Above his head hung his latest artistic gift to humanity, a glossy oil painting of the Space Shuttle Challenger just before it blew up.

"What's with the new painting, boss?" I'd asked him the week before. (He winced everytime I called him 'boss', so naturally I kept doing it.)
"Well, it's the Space Shuttle Challenger, just like it says on the label!" he said, slightly puzzled, as though overnight I'd turned into a moron, as well as being a pain.
"Yeah, but what's with the numbers?" I asked. Over the image of the Shuttle he'd painted strings of bright green numbers running horizontally across the picture.
"Why!" he said, obviously happy that someone in the department, other than the flunkies and boot-lickers, had finally taken an interest in his beloved art career. "That's the computer code that the Shuttle was spitting out just before the O-rings failed..."
"And the major malfunction happened!" I interupted brightly.
"Exactly!" he beamed.

I tell you, it's great to be on the same wavelength as the boss, especially one as well thought out as mine was.

And everything he said was all very reasonable of course, but you know it's a sham.

It's a bull without balls, a lion without teeth, a woman without a heart - and what's the point? How can you give yourself to something you no longer respect?

It stank and in the end I walked, and now, unfortunately, I was in the same boat as the people I so passionately despised; different path maybe, but same end-point.

I lay back on the bed and contemplated some well worn cliches: there are many paths to hell-on-earth, pride cometh before a fall and how wrong you can be.

But at least I knew I was in Hell and that was something, and the pilot-light on my once beloved (to my mind) roaring flame seemed to be still sputtering with some life - not enough to light a cigarette maybe, but still.

What was it that I’d betrayed so badly? What was it I wasn’t getting?

I lay on the bed without moving for over an hour. Whatever was at issue here, I realised, wasn't going to get solved by my on-board computer. I needed perspective. I needed a gun.

Time slows down. I am alone in a barren room, under a white sheet - a grey carcass of dried bones. Silence descends like a fog, filling every crack and corner of the room. I am suffocating under a sinking weight....

... and I need a pee, badly.

I then realised why God had built the ‘eat, drink and waste product’ mechanism into living organisms.

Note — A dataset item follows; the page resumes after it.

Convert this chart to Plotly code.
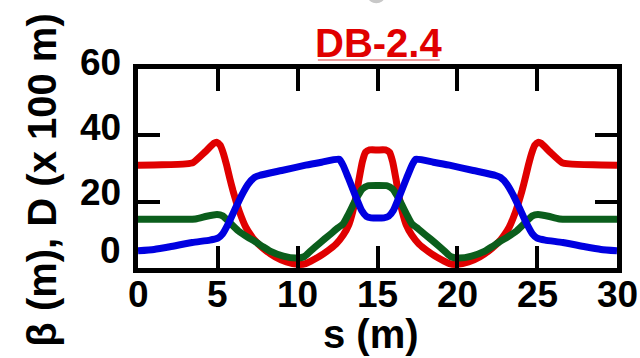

Without it our pilot-lights would simply go out and we would sink inexorably into despair.

“Clever!” I thought. “Who would have guessed!”

Inside the bathroom I lent against the wall to steady myself and after I’d finished at the toilet, I went to the basin to wash my face and hands, and looked in the mirror, and what a sight I was.

It was a face I hardly knew – drawn, pale and without life. “Jeezus!” I said, “I’m dying on the inside!” and a knot formed in my belly and the fear of death rose up like a white sheet and I fainted.

I don’t know how long I was out, maybe a minute or two, but it’s hard to tell when time has stopped.

Slowly I became conscious of lying on the cold floor, and the right side of my head ached where it must have hit the tiles, but apart from that there seemed to be no damage.

I opened my eyes, groggy, and standing together before me in holographic splendour where the only two women in my life I have really loved.

I closed my eyes and shook my head, just to check I wasn’t hallucinating, and when I opened my eyes again, struggling to come awake, they were still there.

And they were radiant. They were the most radiant creatures I’d ever seen in my life, and they were looking down at me and smiling, and the kindness in their eyes just broke me.

And I started to weep great sobs (and I could feel my sinuses clearing up!) and I said, out of nowhere: “I’m sorry I lost you! I’m sorry I didn’t hold on! I just didn’t know how to reach far enough!”

And both of them broke into broad grins, and then they left, so I hoisted myself up off the floor, took a cold shower, went back into the bedroom, lay back down on the bed and fell down a hole.